The owner attempts to sell the project. But a wind farm with no remaining operational life, no repowering potential, and a decommissioning liability that exceeds the sale price has negative value. No rational buyer will pay for the privilege of inheriting a net liability. The project is unsaleable.

The owner may attempt to transfer the obligation — to the landowner, to the local authority, to anyone willing to take it. But the obligation follows the permit holder. The landowner is not liable for the decommissioning unless the lease has defaulted and the lease terms provide for it. The local authority is not liable unless it steps in to enforce the planning condition, at which point it incurs costs it may seek to recover from the permit holder — who is, by this point, an empty SPV with no realisable assets.

This scenario has already played out in other sectors. The United States has tens of thousands of orphan oil and gas wells — sites where the operator has disappeared and the plugging and abandonment cost falls to the state or the landowner. The UK's coal mining legacy includes thousands of unreclaimed sites whose remediation is funded by the taxpayer. In both cases, the pattern is the same: the obligation was created at the point of permitting, the financial assurance was inadequate, the entity responsible became insolvent or dissolved, and the liability was socialised.

The clean energy sector is not yet producing orphaned wind farms at scale. But the conditions for it are present. An ageing first-generation fleet. Provisions that understate the liability. SPV structures that limit recourse. And a secondary market that, for assets without repowering potential, may not clear at any positive price.

For M&A participants, the orphan risk is not an abstract concern. It is a direct question: when you acquire a late-life wind asset, are you confident that you can fund the decommissioning if repowering proves infeasible? Have you stress-tested the scenario in which the repowering option has zero value and the decommissioning obligation must be funded from sources outside the project?
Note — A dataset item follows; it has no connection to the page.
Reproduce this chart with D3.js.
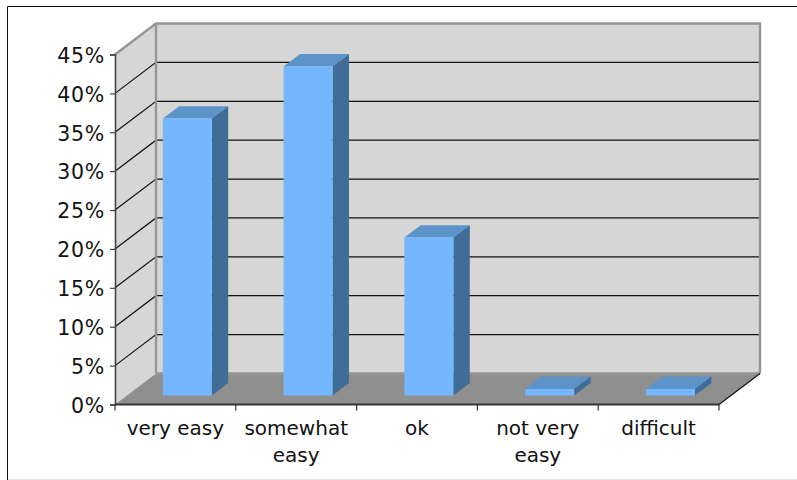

If that scenario produces a negative equity return, you have purchased a liability.

The bid-ask spread nobody can explain

The cumulative effect of these dynamics is a market in which the bid-ask spread on late-life wind assets is driven not by disagreement about operational value — that is relatively easy to converge on — but by disagreement about the magnitude of the embedded decommissioning liability.

The seller values the decommissioning obligation at the provisioned amount. The buyer adds a risk premium. Neither can demonstrate that their number is correct, because neither has access to independent cost data from comparable completed projects. The spread between the two estimates — which can be twenty to fifty per cent of the provisioned amount — is effectively an argument about a number that neither party can verify.

In a functional market, this spread would narrow as transactions accumulate and cost data becomes available. Completed decommissioning projects would provide reference points. Buyers and sellers would converge on a market-standard view of what the work costs, adjusted for project-specific variables. The bid-ask spread would reflect genuine disagreement about risk, not ignorance about cost.

That convergence has not occurred, because the data has not been collected. Each transaction reinvents the decommissioning estimate from first principles. Each buyer commissions a new independent assessment. Each seller prepares a new cost estimate. No one compares the result against a structured dataset of observed outcomes, because no such dataset exists.

The consequence is a market that is less efficient than it should be. Transactions that should close do not, because the bid-ask spread on decommissioning cost is too wide to bridge. Transactions that do close transfer risk in ways that neither party fully understands. And the market as a whole cannot learn from its own experience, because the experience is locked inside individual transactions and never aggregated.